Although the pair haven't met in a Tour level match, Edmund did get the better of Murray at the inaugural Tie Break Tens event at the Royal Albert Hall last December, beating him 10-7 in the final.

"It was just very quick," said Edmund of that night.

"It was sort of go in there and play. It probably helped me that he last played on clay at the Davis Cup and change of surfaces. He was probably a little bit tired and stuff."

"We have played points. I think maybe in San Diego on the clay before, I was certainly winning. I think I was up a break."

John Isner crashed out of the Aegon Championships in a truly remarkable match that saw him squander 10 match points and involved the longest tie-break at the tournament since 1997. 

Facing Luxembourg's Gilles Muller, the big-serving American might have been confident of sailing through to the quarter-finals after taking the first set 6-3.

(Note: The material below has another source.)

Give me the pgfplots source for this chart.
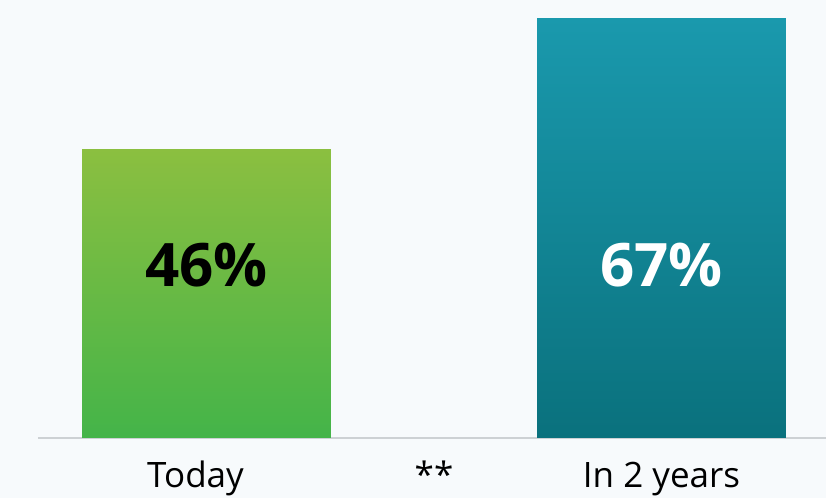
\documentclass[border=0pt]{standalone}
\usepackage{pgfplots}
\pgfplotsset{compat=1.18}
\usepackage{fontspec}
\setmainfont{Open Sans}
\definecolor{bgc}{HTML}{F7FAFC}
\definecolor{gtop}{HTML}{8BBF40}
\definecolor{gmid}{HTML}{87BE40}
\definecolor{gbot}{HTML}{44B449}
\definecolor{ttop}{HTML}{1A99AD}
\definecolor{tmid}{HTML}{1795A8}
\definecolor{tbot}{HTML}{0A717D}
\definecolor{axc}{HTML}{CDD1D4}
\begin{document}
\begin{tikzpicture}
\fill[bgc] (-19pt,-30pt) rectangle (394pt,219pt);
\begin{axis}[
  scale only axis,
  width=394pt, height=219pt,
  xmin=-0.3703, xmax=1.3615,
  ymin=0, ymax=69.9,
  axis x line=bottom,
  axis y line=none,
  axis line style={-, draw=axc, line width=0.8pt},
  xtick={0,0.5,1},
  xticklabels={Today\hspace*{11pt},**,In 2 years},
  major tick length=0pt,
  xticklabel style={font=\fontsize{17.5}{20}\selectfont, anchor=base, yshift=-25pt},
  ybar, bar width=0.547, bar shift=0pt,
  clip=false,
]
\addplot[draw=none, top color=gtop, middle color=gmid, bottom color=gbot,
  nodes near coords={\bfseries 46\%},
  every node near coord/.append style={font=\fontsize{30}{32}\selectfont, text=black, anchor=center, yshift=-57.6pt}]
  coordinates {(0,46)};
\addplot[draw=none, top color=ttop, middle color=tmid, bottom color=tbot,
  nodes near coords={\bfseries 67\%},
  every node near coord/.append style={font=\fontsize{30}{32}\selectfont, text=white, anchor=center, yshift=-123.4pt}]
  coordinates {(1,67)};
\end{axis}
\pgfresetboundingbox
\useasboundingbox (-19pt,-30pt) rectangle (394pt,219pt);
\end{tikzpicture}
\end{document}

But after forcing a tie-break in the second set, Muller then saved five match points before triumphing 18-16 to force a decider.

And he engineered another stunning escape in the third, once more saving five match points before, somehow, taking the deciding set 9-7 in a tiebreak.

Canadian Milos Raonic continued his positive grass-court start under new coach John McEnroe, defeating Jiri Vesely 7-5 7-6 (8-6) to set up a meeting with Spaniard Roberto Bautista Agut.

The world No.9 is likely to pose a stern threat on the Wimbledon grass this summer, particularly as the American - who was so renowned for his skills at the net - has been working on complementing the Canadian's monster serve with some improved volley skills.

"Most of the time it is about positioning on the volleys, where to be, especially when you see a guy maybe sort of off-balance or which angles to cover," said Raonic when asked what McEnroe had been teaching him.

"We have also worked a lot on being quick to realize opportunities to move forward or be aggressive earlier in points, which sometimes I would give up."

When asked whether he felt his new coach could help him reach his first Grand Slam final, Raonic replied:  "I believe so."

"If I didn't believe that for a second, they wouldn't be on my team. We all have goals that are far beyond where I am right now."